[START OF Collected data]

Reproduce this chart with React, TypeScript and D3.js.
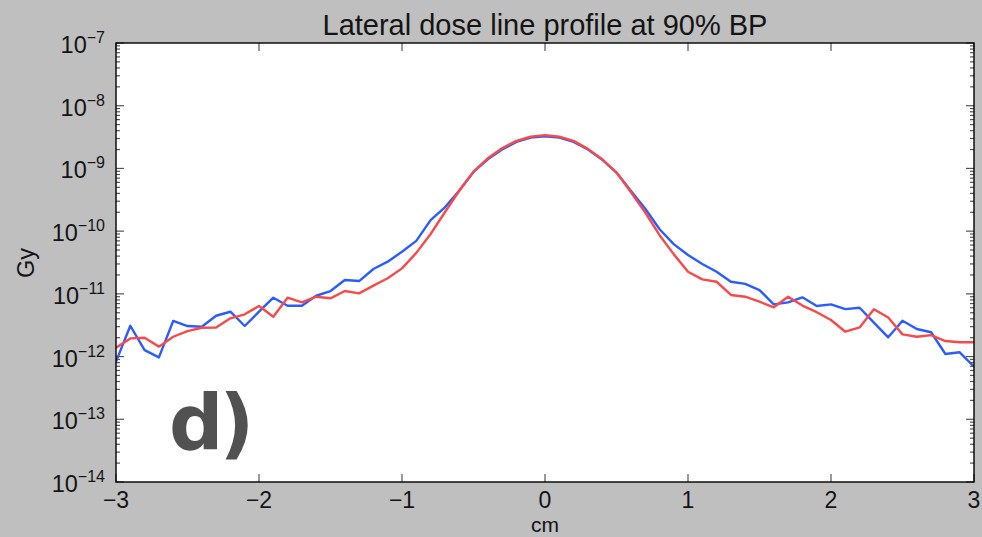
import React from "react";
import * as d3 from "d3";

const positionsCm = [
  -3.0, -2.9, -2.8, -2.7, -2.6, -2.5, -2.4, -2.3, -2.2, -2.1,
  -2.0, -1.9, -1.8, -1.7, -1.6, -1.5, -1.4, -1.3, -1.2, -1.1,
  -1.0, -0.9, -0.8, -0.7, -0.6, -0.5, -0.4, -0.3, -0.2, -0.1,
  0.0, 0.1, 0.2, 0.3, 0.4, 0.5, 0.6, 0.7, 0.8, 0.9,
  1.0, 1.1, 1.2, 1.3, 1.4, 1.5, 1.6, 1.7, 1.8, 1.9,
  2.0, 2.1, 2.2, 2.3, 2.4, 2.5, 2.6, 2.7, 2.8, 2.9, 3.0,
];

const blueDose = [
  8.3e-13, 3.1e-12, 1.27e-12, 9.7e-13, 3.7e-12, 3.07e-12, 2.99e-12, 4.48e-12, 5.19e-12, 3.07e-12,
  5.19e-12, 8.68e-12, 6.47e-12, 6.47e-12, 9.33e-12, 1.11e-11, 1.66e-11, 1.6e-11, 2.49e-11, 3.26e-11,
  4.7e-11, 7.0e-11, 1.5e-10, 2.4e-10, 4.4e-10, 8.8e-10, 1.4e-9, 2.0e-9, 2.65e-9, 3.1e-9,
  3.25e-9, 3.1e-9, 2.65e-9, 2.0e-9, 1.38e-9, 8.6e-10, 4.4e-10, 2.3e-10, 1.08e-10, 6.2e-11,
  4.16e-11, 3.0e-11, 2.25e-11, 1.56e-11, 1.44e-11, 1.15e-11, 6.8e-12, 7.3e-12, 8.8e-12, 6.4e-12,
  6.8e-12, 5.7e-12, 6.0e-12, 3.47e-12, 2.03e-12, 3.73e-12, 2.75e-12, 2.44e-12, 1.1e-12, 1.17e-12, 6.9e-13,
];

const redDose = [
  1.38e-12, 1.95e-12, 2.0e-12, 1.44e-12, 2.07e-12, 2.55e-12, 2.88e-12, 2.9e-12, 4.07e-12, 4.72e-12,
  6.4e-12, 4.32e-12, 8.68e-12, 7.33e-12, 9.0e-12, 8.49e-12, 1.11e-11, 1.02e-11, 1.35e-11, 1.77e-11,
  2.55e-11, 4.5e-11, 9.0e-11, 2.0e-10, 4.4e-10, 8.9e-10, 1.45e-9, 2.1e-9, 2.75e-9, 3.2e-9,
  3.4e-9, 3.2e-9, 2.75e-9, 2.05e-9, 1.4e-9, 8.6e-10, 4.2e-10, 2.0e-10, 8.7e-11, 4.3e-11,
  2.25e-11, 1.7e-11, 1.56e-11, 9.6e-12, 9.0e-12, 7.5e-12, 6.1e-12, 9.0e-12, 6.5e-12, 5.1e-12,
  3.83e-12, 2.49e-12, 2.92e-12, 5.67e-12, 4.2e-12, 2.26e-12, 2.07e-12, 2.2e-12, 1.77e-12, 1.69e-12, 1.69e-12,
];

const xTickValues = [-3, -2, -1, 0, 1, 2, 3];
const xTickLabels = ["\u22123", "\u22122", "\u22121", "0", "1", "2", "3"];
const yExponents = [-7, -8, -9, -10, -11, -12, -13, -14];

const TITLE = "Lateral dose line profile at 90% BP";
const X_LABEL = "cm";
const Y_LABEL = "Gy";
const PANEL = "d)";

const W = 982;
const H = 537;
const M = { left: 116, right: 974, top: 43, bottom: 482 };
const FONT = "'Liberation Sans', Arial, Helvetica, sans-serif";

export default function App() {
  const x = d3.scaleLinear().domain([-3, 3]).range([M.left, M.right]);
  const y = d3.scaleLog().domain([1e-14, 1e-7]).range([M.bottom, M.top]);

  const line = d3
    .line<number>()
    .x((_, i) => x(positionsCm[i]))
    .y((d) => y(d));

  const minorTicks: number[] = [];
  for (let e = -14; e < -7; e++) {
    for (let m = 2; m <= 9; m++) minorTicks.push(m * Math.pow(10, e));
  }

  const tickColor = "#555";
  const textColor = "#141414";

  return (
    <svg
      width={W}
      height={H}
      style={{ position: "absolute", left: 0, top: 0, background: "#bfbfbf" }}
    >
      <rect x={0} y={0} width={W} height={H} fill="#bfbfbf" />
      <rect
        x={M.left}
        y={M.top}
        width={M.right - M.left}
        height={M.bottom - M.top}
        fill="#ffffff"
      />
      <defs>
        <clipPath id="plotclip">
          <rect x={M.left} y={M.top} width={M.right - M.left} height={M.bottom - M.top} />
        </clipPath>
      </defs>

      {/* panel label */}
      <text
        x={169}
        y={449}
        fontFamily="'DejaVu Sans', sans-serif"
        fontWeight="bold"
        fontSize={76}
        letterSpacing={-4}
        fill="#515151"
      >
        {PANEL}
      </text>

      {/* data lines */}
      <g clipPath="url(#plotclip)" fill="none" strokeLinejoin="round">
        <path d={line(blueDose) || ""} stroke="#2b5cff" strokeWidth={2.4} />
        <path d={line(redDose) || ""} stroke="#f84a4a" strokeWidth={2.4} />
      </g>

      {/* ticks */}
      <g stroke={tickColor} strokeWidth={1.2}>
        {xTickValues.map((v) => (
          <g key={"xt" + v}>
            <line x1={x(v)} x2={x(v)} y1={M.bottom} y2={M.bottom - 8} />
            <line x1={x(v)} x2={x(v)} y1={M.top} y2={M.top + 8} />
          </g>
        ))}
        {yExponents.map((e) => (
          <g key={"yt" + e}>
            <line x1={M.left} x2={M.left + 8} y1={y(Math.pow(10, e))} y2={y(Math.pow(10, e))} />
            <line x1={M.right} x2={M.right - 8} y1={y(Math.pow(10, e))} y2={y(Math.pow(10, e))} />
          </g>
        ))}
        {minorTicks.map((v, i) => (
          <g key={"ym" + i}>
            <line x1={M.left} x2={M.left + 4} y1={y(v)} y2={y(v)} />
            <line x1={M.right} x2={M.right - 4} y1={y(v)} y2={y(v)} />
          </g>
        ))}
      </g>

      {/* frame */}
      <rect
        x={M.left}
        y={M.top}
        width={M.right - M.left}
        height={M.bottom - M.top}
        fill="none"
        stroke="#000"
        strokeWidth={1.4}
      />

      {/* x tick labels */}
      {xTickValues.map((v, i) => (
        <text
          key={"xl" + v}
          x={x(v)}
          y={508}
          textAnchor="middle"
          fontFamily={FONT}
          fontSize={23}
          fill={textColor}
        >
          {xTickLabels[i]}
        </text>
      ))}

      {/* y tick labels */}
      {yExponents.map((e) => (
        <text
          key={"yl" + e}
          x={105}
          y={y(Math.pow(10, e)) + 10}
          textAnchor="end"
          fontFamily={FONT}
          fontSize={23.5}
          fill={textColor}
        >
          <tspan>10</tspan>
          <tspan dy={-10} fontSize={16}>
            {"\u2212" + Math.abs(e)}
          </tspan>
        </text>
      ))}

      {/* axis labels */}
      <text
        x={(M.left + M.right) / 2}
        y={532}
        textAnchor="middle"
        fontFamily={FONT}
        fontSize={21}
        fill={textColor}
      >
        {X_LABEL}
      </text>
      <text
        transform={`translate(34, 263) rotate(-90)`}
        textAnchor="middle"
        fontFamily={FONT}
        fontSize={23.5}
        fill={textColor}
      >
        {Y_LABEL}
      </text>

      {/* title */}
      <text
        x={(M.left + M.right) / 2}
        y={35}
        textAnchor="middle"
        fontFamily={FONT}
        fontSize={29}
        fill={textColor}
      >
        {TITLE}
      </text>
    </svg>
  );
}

[END OF Collected data]

* [Stated exercise]: Copy the data character for character, but drop all pictures from the copy.

* [Output of the task]:
Reproduce this chart with React, TypeScript and D3.js.
import React from "react";
import * as d3 from "d3";

const positionsCm = [
  -3.0, -2.9, -2.8, -2.7, -2.6, -2.5, -2.4, -2.3, -2.2, -2.1,
  -2.0, -1.9, -1.8, -1.7, -1.6, -1.5, -1.4, -1.3, -1.2, -1.1,
  -1.0, -0.9, -0.8, -0.7, -0.6, -0.5, -0.4, -0.3, -0.2, -0.1,
  0.0, 0.1, 0.2, 0.3, 0.4, 0.5, 0.6, 0.7, 0.8, 0.9,
  1.0, 1.1, 1.2, 1.3, 1.4, 1.5, 1.6, 1.7, 1.8, 1.9,
  2.0, 2.1, 2.2, 2.3, 2.4, 2.5, 2.6, 2.7, 2.8, 2.9, 3.0,
];

const blueDose = [
  8.3e-13, 3.1e-12, 1.27e-12, 9.7e-13, 3.7e-12, 3.07e-12, 2.99e-12, 4.48e-12, 5.19e-12, 3.07e-12,
  5.19e-12, 8.68e-12, 6.47e-12, 6.47e-12, 9.33e-12, 1.11e-11, 1.66e-11, 1.6e-11, 2.49e-11, 3.26e-11,
  4.7e-11, 7.0e-11, 1.5e-10, 2.4e-10, 4.4e-10, 8.8e-10, 1.4e-9, 2.0e-9, 2.65e-9, 3.1e-9,
  3.25e-9, 3.1e-9, 2.65e-9, 2.0e-9, 1.38e-9, 8.6e-10, 4.4e-10, 2.3e-10, 1.08e-10, 6.2e-11,
  4.16e-11, 3.0e-11, 2.25e-11, 1.56e-11, 1.44e-11, 1.15e-11, 6.8e-12, 7.3e-12, 8.8e-12, 6.4e-12,
  6.8e-12, 5.7e-12, 6.0e-12, 3.47e-12, 2.03e-12, 3.73e-12, 2.75e-12, 2.44e-12, 1.1e-12, 1.17e-12, 6.9e-13,
];

const redDose = [
  1.38e-12, 1.95e-12, 2.0e-12, 1.44e-12, 2.07e-12, 2.55e-12, 2.88e-12, 2.9e-12, 4.07e-12, 4.72e-12,
  6.4e-12, 4.32e-12, 8.68e-12, 7.33e-12, 9.0e-12, 8.49e-12, 1.11e-11, 1.02e-11, 1.35e-11, 1.77e-11,
  2.55e-11, 4.5e-11, 9.0e-11, 2.0e-10, 4.4e-10, 8.9e-10, 1.45e-9, 2.1e-9, 2.75e-9, 3.2e-9,
  3.4e-9, 3.2e-9, 2.75e-9, 2.05e-9, 1.4e-9, 8.6e-10, 4.2e-10, 2.0e-10, 8.7e-11, 4.3e-11,
  2.25e-11, 1.7e-11, 1.56e-11, 9.6e-12, 9.0e-12, 7.5e-12, 6.1e-12, 9.0e-12, 6.5e-12, 5.1e-12,
  3.83e-12, 2.49e-12, 2.92e-12, 5.67e-12, 4.2e-12, 2.26e-12, 2.07e-12, 2.2e-12, 1.77e-12, 1.69e-12, 1.69e-12,
];

const xTickValues = [-3, -2, -1, 0, 1, 2, 3];
const xTickLabels = ["\u22123", "\u22122", "\u22121", "0", "1", "2", "3"];
const yExponents = [-7, -8, -9, -10, -11, -12, -13, -14];

const TITLE = "Lateral dose line profile at 90% BP";
const X_LABEL = "cm";
const Y_LABEL = "Gy";
const PANEL = "d)";

const W = 982;
const H = 537;
const M = { left: 116, right: 974, top: 43, bottom: 482 };
const FONT = "'Liberation Sans', Arial, Helvetica, sans-serif";

export default function App() {
  const x = d3.scaleLinear().domain([-3, 3]).range([M.left, M.right]);
  const y = d3.scaleLog().domain([1e-14, 1e-7]).range([M.bottom, M.top]);

  const line = d3
    .line<number>()
    .x((_, i) => x(positionsCm[i]))
    .y((d) => y(d));

  const minorTicks: number[] = [];
  for (let e = -14; e < -7; e++) {
    for (let m = 2; m <= 9; m++) minorTicks.push(m * Math.pow(10, e));
  }

  const tickColor = "#555";
  const textColor = "#141414";

  return (
    <svg
      width={W}
      height={H}
      style={{ position: "absolute", left: 0, top: 0, background: "#bfbfbf" }}
    >
      <rect x={0} y={0} width={W} height={H} fill="#bfbfbf" />
      <rect
        x={M.left}
        y={M.top}
        width={M.right - M.left}
        height={M.bottom - M.top}
        fill="#ffffff"
      />
      <defs>
        <clipPath id="plotclip">
          <rect x={M.left} y={M.top} width={M.right - M.left} height={M.bottom - M.top} />
        </clipPath>
      </defs>

      {/* panel label */}
      <text
        x={169}
        y={449}
        fontFamily="'DejaVu Sans', sans-serif"
        fontWeight="bold"
        fontSize={76}
        letterSpacing={-4}
        fill="#515151"
      >
        {PANEL}
      </text>

      {/* data lines */}
      <g clipPath="url(#plotclip)" fill="none" strokeLinejoin="round">
        <path d={line(blueDose) || ""} stroke="#2b5cff" strokeWidth={2.4} />
        <path d={line(redDose) || ""} stroke="#f84a4a" strokeWidth={2.4} />
      </g>

      {/* ticks */}
      <g stroke={tickColor} strokeWidth={1.2}>
        {xTickValues.map((v) => (
          <g key={"xt" + v}>
            <line x1={x(v)} x2={x(v)} y1={M.bottom} y2={M.bottom - 8} />
            <line x1={x(v)} x2={x(v)} y1={M.top} y2={M.top + 8} />
          </g>
        ))}
        {yExponents.map((e) => (
          <g key={"yt" + e}>
            <line x1={M.left} x2={M.left + 8} y1={y(Math.pow(10, e))} y2={y(Math.pow(10, e))} />
            <line x1={M.right} x2={M.right - 8} y1={y(Math.pow(10, e))} y2={y(Math.pow(10, e))} />
          </g>
        ))}
        {minorTicks.map((v, i) => (
          <g key={"ym" + i}>
            <line x1={M.left} x2={M.left + 4} y1={y(v)} y2={y(v)} />
            <line x1={M.right} x2={M.right - 4} y1={y(v)} y2={y(v)} />
          </g>
        ))}
      </g>

      {/* frame */}
      <rect
        x={M.left}
        y={M.top}
        width={M.right - M.left}
        height={M.bottom - M.top}
        fill="none"
        stroke="#000"
        strokeWidth={1.4}
      />

      {/* x tick labels */}
      {xTickValues.map((v, i) => (
        <text
          key={"xl" + v}
          x={x(v)}
          y={508}
          textAnchor="middle"
          fontFamily={FONT}
          fontSize={23}
          fill={textColor}
        >
          {xTickLabels[i]}
        </text>
      ))}

      {/* y tick labels */}
      {yExponents.map((e) => (
        <text
          key={"yl" + e}
          x={105}
          y={y(Math.pow(10, e)) + 10}
          textAnchor="end"
          fontFamily={FONT}
          fontSize={23.5}
          fill={textColor}
        >
          <tspan>10</tspan>
          <tspan dy={-10} fontSize={16}>
            {"\u2212" + Math.abs(e)}
          </tspan>
        </text>
      ))}

      {/* axis labels */}
      <text
        x={(M.left + M.right) / 2}
        y={532}
        textAnchor="middle"
        fontFamily={FONT}
        fontSize={21}
        fill={textColor}
      >
        {X_LABEL}
      </text>
      <text
        transform={`translate(34, 263) rotate(-90)`}
        textAnchor="middle"
        fontFamily={FONT}
        fontSize={23.5}
        fill={textColor}
      >
        {Y_LABEL}
      </text>

      {/* title */}
      <text
        x={(M.left + M.right) / 2}
        y={35}
        textAnchor="middle"
        fontFamily={FONT}
        fontSize={29}
        fill={textColor}
      >
        {TITLE}
      </text>
    </svg>
  );
}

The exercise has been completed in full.